Given problem: Copy out the listing that follows, exactly, without its pictures.

Information supplied:
· · · · ·

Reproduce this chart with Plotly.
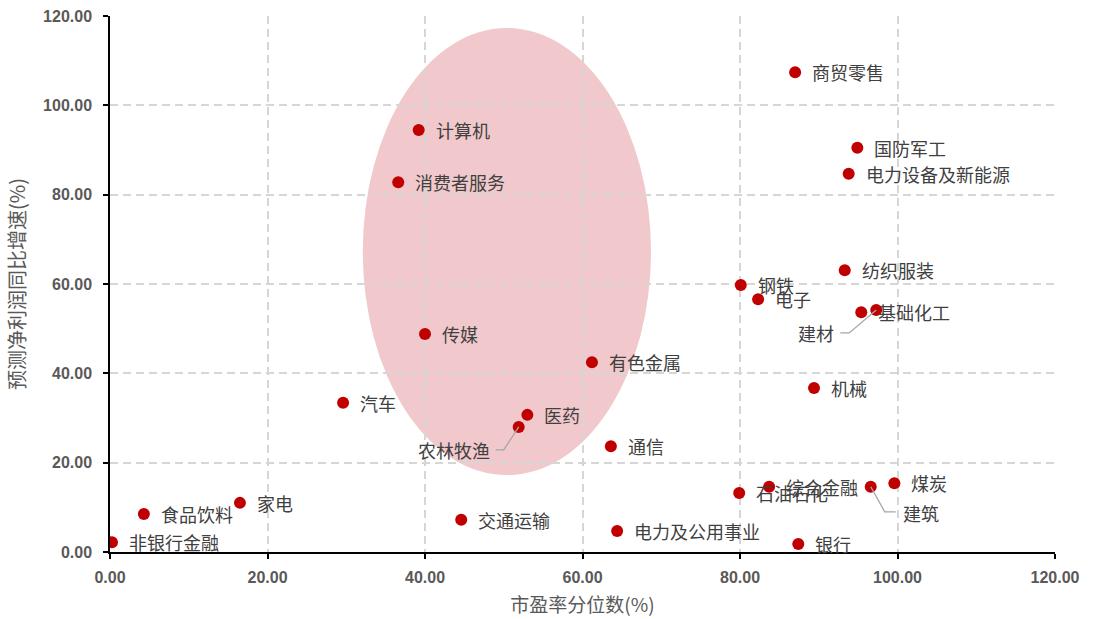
import plotly.graph_objects as go

# Industry, PE percentile (%), forecast net profit YoY growth (%)
industries = [
    "商贸零售", "计算机", "消费者服务", "国防军工", "电力设备及新能源",
    "纺织服装", "钢铁", "电子", "基础化工", "建材", "传媒", "有色金属",
    "机械", "汽车", "医药", "农林牧渔", "通信", "石油石化", "综合金融",
    "建筑", "煤炭", "银行", "电力及公用事业", "交通运输", "家电",
    "食品饮料", "非银行金融",
]
pe_percentile = [
    87.0, 39.2, 36.6, 94.9, 93.8,
    93.3, 80.1, 82.3, 95.4, 97.3, 40.0, 61.2,
    89.4, 29.6, 53.0, 51.9, 63.6, 79.9, 83.7,
    96.6, 99.6, 87.4, 64.4, 44.6, 16.5,
    4.3, 0.25,
]
profit_growth = [
    107.4, 94.5, 82.8, 90.5, 84.7,
    63.1, 59.8, 56.6, 53.7, 54.2, 48.8, 42.5,
    36.7, 33.4, 30.7, 28.0, 23.7, 13.2, 14.6,
    14.6, 15.4, 1.8, 4.7, 7.2, 11.0,
    8.5, 2.2,
]
tick_values = [0, 20, 40, 60, 80, 100, 120]
tick_text = [f"{v:.2f}" for v in tick_values]

CJK = "Noto Sans CJK SC, Noto Sans, sans-serif"
LABEL_COLOR = "#404040"
AXIS_TEXT = "#595959"
LEADER = "#A6A6A6"

fig = go.Figure()

fig.add_trace(go.Scatter(
    x=pe_percentile, y=profit_growth, mode="markers",
    marker=dict(color="#C00000", size=12, line=dict(width=0)),
    hovertext=industries, hoverinfo="text+x+y", showlegend=False,
))

# Labels that sit away from their dot, joined by a bent leader line
# (pixel offsets of the label and the leader path relative to the dot)
moved = {
    "建材": dict(xanchor="right", xshift=-40, yshift=-23,
               path="M 0 0 L -27 -23 L -36 -23"),
    "建筑": dict(xanchor="left", xshift=30, yshift=-26,
               path="M 0 0 L 14 -25 L 25 -25"),
    "农林牧渔": dict(xanchor="right", xshift=-27, yshift=-23,
                 path="M 0 0 L -15 -23 L -23 -23"),
}

annotations = []
shapes = [
    # highlighted cluster
    dict(type="circle", xref="x", yref="y", x0=32.1, x1=68.7, y0=17.2, y1=117.3,
         fillcolor="#F1C8CB", line=dict(width=0), layer="below"),
]

for name, xv, yv in zip(industries, pe_percentile, profit_growth):
    if name in moved:
        m = moved[name]
        annotations.append(dict(
            x=xv, y=yv, xref="x", yref="y", text=name, showarrow=False,
            xanchor=m["xanchor"], yanchor="middle",
            xshift=m["xshift"], yshift=m["yshift"],
            font=dict(family=CJK, size=18, color=LABEL_COLOR),
        ))
        shapes.append(dict(
            type="path", xref="x", yref="y", xsizemode="pixel", ysizemode="pixel",
            xanchor=xv, yanchor=yv, path=m["path"],
            line=dict(color=LEADER, width=1.3), layer="above",
        ))
    else:
        annotations.append(dict(
            x=xv, y=yv, xref="x", yref="y", text=name, showarrow=False,
            xanchor="left", yanchor="middle", xshift=15,
            font=dict(family=CJK, size=18, color=LABEL_COLOR),
        ))

axis_common = dict(
    range=[0, 120], tickvals=tick_values, ticktext=tick_text,
    showgrid=True, gridcolor="#D6D6D6", griddash="8px,5px", gridwidth=1.5,
    zeroline=False, showline=True, linecolor="#000000", linewidth=1.5,
    ticks="outside", ticklen=5, tickcolor="#000000", tickwidth=1.5,
    tickfont=dict(family="Liberation Sans, Arial, sans-serif", size=16,
                  color=AXIS_TEXT, weight="bold"),
    fixedrange=True, automargin=False,
)

fig.update_layout(
    width=1094, height=619,
    margin=dict(l=110, r=39, t=16, b=67),
    paper_bgcolor="white", plot_bgcolor="white",
    xaxis=dict(**axis_common, ticklabelstandoff=5,
               title=dict(text="市盈率分位数(%)", standoff=14,
                          font=dict(family=CJK, size=19, color=AXIS_TEXT))),
    yaxis=dict(**axis_common, ticklabelstandoff=8,
               title=dict(text="预测净利润同比增速(%)", standoff=12,
                          font=dict(family=CJK, size=20, color=AXIS_TEXT))),
    annotations=annotations,
    shapes=shapes,
)

fig.write_html("out.html")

· · · · ·

Exercise answer:
Reproduce this chart with Plotly.
import plotly.graph_objects as go

# Industry, PE percentile (%), forecast net profit YoY growth (%)
industries = [
    "商贸零售", "计算机", "消费者服务", "国防军工", "电力设备及新能源",
    "纺织服装", "钢铁", "电子", "基础化工", "建材", "传媒", "有色金属",
    "机械", "汽车", "医药", "农林牧渔", "通信", "石油石化", "综合金融",
    "建筑", "煤炭", "银行", "电力及公用事业", "交通运输", "家电",
    "食品饮料", "非银行金融",
]
pe_percentile = [
    87.0, 39.2, 36.6, 94.9, 93.8,
    93.3, 80.1, 82.3, 95.4, 97.3, 40.0, 61.2,
    89.4, 29.6, 53.0, 51.9, 63.6, 79.9, 83.7,
    96.6, 99.6, 87.4, 64.4, 44.6, 16.5,
    4.3, 0.25,
]
profit_growth = [
    107.4, 94.5, 82.8, 90.5, 84.7,
    63.1, 59.8, 56.6, 53.7, 54.2, 48.8, 42.5,
    36.7, 33.4, 30.7, 28.0, 23.7, 13.2, 14.6,
    14.6, 15.4, 1.8, 4.7, 7.2, 11.0,
    8.5, 2.2,
]
tick_values = [0, 20, 40, 60, 80, 100, 120]
tick_text = [f"{v:.2f}" for v in tick_values]

CJK = "Noto Sans CJK SC, Noto Sans, sans-serif"
LABEL_COLOR = "#404040"
AXIS_TEXT = "#595959"
LEADER = "#A6A6A6"

fig = go.Figure()

fig.add_trace(go.Scatter(
    x=pe_percentile, y=profit_growth, mode="markers",
    marker=dict(color="#C00000", size=12, line=dict(width=0)),
    hovertext=industries, hoverinfo="text+x+y", showlegend=False,
))

# Labels that sit away from their dot, joined by a bent leader line
# (pixel offsets of the label and the leader path relative to the dot)
moved = {
    "建材": dict(xanchor="right", xshift=-40, yshift=-23,
               path="M 0 0 L -27 -23 L -36 -23"),
    "建筑": dict(xanchor="left", xshift=30, yshift=-26,
               path="M 0 0 L 14 -25 L 25 -25"),
    "农林牧渔": dict(xanchor="right", xshift=-27, yshift=-23,
                 path="M 0 0 L -15 -23 L -23 -23"),
}

annotations = []
shapes = [
    # highlighted cluster
    dict(type="circle", xref="x", yref="y", x0=32.1, x1=68.7, y0=17.2, y1=117.3,
         fillcolor="#F1C8CB", line=dict(width=0), layer="below"),
]

for name, xv, yv in zip(industries, pe_percentile, profit_growth):
    if name in moved:
        m = moved[name]
        annotations.append(dict(
            x=xv, y=yv, xref="x", yref="y", text=name, showarrow=False,
            xanchor=m["xanchor"], yanchor="middle",
            xshift=m["xshift"], yshift=m["yshift"],
            font=dict(family=CJK, size=18, color=LABEL_COLOR),
        ))
        shapes.append(dict(
            type="path", xref="x", yref="y", xsizemode="pixel", ysizemode="pixel",
            xanchor=xv, yanchor=yv, path=m["path"],
            line=dict(color=LEADER, width=1.3), layer="above",
        ))
    else:
        annotations.append(dict(
            x=xv, y=yv, xref="x", yref="y", text=name, showarrow=False,
            xanchor="left", yanchor="middle", xshift=15,
            font=dict(family=CJK, size=18, color=LABEL_COLOR),
        ))

axis_common = dict(
    range=[0, 120], tickvals=tick_values, ticktext=tick_text,
    showgrid=True, gridcolor="#D6D6D6", griddash="8px,5px", gridwidth=1.5,
    zeroline=False, showline=True, linecolor="#000000", linewidth=1.5,
    ticks="outside", ticklen=5, tickcolor="#000000", tickwidth=1.5,
    tickfont=dict(family="Liberation Sans, Arial, sans-serif", size=16,
                  color=AXIS_TEXT, weight="bold"),
    fixedrange=True, automargin=False,
)

fig.update_layout(
    width=1094, height=619,
    margin=dict(l=110, r=39, t=16, b=67),
    paper_bgcolor="white", plot_bgcolor="white",
    xaxis=dict(**axis_common, ticklabelstandoff=5,
               title=dict(text="市盈率分位数(%)", standoff=14,
                          font=dict(family=CJK, size=19, color=AXIS_TEXT))),
    yaxis=dict(**axis_common, ticklabelstandoff=8,
               title=dict(text="预测净利润同比增速(%)", standoff=12,
                          font=dict(family=CJK, size=20, color=AXIS_TEXT))),
    annotations=annotations,
    shapes=shapes,
)

fig.write_html("out.html")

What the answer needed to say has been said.